## Directions for this task:
Retype word for word the first line of the listing and each line after it up to the line with "const bSplit = 17.4;", with the pictures taken out.

## Provided material:
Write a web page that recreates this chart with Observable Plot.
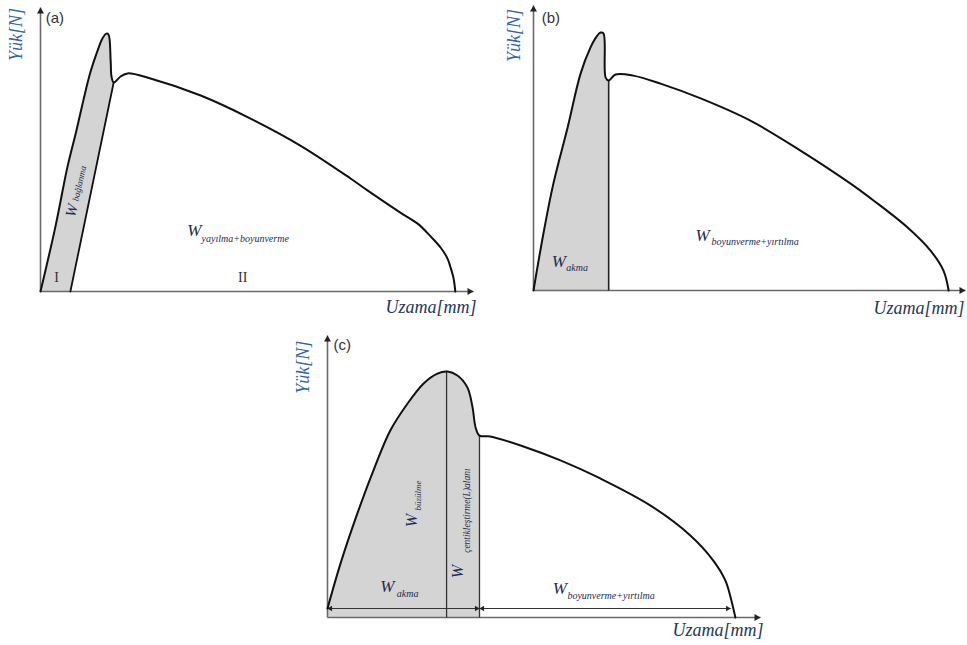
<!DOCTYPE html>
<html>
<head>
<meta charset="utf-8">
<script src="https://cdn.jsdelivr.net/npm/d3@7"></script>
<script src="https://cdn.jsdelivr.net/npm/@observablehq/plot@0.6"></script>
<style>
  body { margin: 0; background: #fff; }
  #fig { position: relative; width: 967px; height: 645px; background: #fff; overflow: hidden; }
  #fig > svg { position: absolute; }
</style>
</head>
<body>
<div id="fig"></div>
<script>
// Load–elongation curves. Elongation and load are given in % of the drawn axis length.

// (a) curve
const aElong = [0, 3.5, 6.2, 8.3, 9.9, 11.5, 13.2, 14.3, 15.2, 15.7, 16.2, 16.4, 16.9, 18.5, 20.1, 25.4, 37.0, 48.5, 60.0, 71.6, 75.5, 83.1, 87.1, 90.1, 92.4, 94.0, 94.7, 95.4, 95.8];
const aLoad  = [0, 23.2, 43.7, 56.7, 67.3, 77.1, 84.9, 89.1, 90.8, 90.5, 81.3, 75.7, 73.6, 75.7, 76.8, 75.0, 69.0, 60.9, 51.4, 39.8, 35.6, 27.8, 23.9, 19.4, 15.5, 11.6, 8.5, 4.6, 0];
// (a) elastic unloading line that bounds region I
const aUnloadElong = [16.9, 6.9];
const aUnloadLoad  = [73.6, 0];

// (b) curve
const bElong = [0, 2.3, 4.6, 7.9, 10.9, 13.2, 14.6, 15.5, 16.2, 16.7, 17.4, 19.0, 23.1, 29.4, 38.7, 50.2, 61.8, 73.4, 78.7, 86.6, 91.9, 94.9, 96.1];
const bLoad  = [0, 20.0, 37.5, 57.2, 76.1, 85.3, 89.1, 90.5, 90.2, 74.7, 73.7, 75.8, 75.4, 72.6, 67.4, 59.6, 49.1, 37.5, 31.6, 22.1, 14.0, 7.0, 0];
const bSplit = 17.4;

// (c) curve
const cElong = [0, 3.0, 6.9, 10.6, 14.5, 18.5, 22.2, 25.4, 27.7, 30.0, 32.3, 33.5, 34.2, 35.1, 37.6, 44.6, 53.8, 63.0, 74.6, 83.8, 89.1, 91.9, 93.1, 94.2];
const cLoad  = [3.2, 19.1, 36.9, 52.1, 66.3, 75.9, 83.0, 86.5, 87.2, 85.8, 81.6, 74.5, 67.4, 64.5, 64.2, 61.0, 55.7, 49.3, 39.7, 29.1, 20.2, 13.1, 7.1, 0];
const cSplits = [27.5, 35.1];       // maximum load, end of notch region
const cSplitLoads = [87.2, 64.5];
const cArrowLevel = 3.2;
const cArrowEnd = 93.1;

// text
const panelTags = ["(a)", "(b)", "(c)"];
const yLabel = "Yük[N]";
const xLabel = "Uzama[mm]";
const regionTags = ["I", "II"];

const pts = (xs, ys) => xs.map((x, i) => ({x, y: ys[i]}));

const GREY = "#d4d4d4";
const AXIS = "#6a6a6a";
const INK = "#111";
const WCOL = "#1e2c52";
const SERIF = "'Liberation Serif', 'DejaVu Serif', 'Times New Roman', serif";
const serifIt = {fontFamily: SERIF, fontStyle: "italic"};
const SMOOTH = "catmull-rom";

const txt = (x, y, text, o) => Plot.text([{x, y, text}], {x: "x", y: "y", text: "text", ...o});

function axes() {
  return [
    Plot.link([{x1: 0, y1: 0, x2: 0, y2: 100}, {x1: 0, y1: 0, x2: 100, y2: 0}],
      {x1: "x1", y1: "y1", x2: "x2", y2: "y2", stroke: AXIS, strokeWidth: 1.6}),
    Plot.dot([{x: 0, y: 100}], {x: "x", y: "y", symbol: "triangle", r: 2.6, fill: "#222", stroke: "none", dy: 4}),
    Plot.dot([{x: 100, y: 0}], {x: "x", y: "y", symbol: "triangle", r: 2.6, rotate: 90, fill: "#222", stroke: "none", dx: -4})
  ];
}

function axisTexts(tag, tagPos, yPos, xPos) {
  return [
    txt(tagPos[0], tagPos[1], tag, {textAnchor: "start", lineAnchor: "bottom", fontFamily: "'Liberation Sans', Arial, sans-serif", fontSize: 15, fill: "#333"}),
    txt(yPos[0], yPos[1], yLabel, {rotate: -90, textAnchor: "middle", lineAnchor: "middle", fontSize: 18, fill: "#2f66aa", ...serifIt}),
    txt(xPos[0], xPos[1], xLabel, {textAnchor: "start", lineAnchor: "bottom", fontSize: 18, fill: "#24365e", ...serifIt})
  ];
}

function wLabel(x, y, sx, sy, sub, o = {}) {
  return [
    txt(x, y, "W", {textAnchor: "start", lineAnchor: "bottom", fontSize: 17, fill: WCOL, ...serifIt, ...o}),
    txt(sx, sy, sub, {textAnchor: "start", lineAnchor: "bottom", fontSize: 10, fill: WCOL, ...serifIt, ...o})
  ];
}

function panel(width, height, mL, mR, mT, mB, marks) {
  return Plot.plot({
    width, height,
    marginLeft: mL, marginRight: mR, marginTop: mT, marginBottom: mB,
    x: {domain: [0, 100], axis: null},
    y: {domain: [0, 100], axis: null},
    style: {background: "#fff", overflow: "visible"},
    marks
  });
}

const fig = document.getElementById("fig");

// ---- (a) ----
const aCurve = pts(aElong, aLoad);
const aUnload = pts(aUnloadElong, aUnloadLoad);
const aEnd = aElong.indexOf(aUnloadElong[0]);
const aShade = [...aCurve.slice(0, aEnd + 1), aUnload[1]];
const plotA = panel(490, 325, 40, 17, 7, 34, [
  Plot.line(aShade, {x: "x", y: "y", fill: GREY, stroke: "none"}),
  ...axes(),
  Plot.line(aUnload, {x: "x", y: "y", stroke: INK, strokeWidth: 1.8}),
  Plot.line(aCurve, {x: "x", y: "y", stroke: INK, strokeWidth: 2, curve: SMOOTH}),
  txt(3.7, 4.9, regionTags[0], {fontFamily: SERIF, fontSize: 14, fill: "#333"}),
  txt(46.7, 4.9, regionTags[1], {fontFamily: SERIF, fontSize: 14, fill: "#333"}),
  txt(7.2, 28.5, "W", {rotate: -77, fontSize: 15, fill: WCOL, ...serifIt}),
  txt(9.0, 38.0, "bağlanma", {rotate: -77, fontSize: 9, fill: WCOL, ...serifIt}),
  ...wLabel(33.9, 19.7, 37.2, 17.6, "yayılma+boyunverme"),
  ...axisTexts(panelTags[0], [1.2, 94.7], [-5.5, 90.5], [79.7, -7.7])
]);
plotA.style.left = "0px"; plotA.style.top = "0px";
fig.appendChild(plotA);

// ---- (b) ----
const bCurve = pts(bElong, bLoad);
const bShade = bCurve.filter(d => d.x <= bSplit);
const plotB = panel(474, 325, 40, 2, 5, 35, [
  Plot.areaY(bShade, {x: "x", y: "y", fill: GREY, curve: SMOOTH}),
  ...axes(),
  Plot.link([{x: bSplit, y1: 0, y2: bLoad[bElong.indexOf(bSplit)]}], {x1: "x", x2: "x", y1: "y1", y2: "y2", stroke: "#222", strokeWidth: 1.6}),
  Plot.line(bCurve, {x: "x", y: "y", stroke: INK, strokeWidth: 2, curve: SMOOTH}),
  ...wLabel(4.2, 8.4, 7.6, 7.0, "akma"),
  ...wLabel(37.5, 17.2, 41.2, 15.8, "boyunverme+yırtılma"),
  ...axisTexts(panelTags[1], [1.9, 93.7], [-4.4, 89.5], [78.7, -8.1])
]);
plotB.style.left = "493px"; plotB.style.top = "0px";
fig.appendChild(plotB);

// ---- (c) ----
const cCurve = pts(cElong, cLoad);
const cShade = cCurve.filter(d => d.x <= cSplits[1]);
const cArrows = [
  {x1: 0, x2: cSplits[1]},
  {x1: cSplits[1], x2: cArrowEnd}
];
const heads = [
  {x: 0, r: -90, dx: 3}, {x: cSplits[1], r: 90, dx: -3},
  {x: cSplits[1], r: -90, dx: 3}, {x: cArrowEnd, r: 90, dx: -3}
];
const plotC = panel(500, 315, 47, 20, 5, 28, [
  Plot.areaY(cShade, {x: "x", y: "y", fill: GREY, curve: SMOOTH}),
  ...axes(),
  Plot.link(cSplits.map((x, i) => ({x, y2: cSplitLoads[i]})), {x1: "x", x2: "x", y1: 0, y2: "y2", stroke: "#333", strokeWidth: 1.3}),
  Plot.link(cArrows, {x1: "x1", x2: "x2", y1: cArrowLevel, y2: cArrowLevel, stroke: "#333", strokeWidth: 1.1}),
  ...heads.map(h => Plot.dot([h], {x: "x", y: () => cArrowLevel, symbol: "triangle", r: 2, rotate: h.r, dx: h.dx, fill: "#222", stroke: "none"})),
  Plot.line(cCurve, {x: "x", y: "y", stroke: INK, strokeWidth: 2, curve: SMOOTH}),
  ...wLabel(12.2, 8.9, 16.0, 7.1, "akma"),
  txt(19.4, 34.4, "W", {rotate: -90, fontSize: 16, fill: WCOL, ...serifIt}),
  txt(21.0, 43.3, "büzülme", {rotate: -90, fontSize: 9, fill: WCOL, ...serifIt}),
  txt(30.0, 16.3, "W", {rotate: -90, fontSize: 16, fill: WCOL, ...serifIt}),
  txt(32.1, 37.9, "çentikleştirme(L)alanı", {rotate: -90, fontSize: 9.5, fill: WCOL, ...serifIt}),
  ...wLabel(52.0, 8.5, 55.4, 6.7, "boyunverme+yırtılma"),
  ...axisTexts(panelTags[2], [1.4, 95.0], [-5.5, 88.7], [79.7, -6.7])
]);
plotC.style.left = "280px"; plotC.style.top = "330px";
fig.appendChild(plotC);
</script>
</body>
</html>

## The result:
Write a web page that recreates this chart with Observable Plot.
<!DOCTYPE html>
<html>
<head>
<meta charset="utf-8">
<script src="https://cdn.jsdelivr.net/npm/d3@7"></script>
<script src="https://cdn.jsdelivr.net/npm/@observablehq/plot@0.6"></script>
<style>
  body { margin: 0; background: #fff; }
  #fig { position: relative; width: 967px; height: 645px; background: #fff; overflow: hidden; }
  #fig > svg { position: absolute; }
</style>
</head>
<body>
<div id="fig"></div>
<script>
// Load–elongation curves. Elongation and load are given in % of the drawn axis length.

// (a) curve
const aElong = [0, 3.5, 6.2, 8.3, 9.9, 11.5, 13.2, 14.3, 15.2, 15.7, 16.2, 16.4, 16.9, 18.5, 20.1, 25.4, 37.0, 48.5, 60.0, 71.6, 75.5, 83.1, 87.1, 90.1, 92.4, 94.0, 94.7, 95.4, 95.8];
const aLoad  = [0, 23.2, 43.7, 56.7, 67.3, 77.1, 84.9, 89.1, 90.8, 90.5, 81.3, 75.7, 73.6, 75.7, 76.8, 75.0, 69.0, 60.9, 51.4, 39.8, 35.6, 27.8, 23.9, 19.4, 15.5, 11.6, 8.5, 4.6, 0];
// (a) elastic unloading line that bounds region I
const aUnloadElong = [16.9, 6.9];
const aUnloadLoad  = [73.6, 0];

// (b) curve
const bElong = [0, 2.3, 4.6, 7.9, 10.9, 13.2, 14.6, 15.5, 16.2, 16.7, 17.4, 19.0, 23.1, 29.4, 38.7, 50.2, 61.8, 73.4, 78.7, 86.6, 91.9, 94.9, 96.1];
const bLoad  = [0, 20.0, 37.5, 57.2, 76.1, 85.3, 89.1, 90.5, 90.2, 74.7, 73.7, 75.8, 75.4, 72.6, 67.4, 59.6, 49.1, 37.5, 31.6, 22.1, 14.0, 7.0, 0];
const bSplit = 17.4;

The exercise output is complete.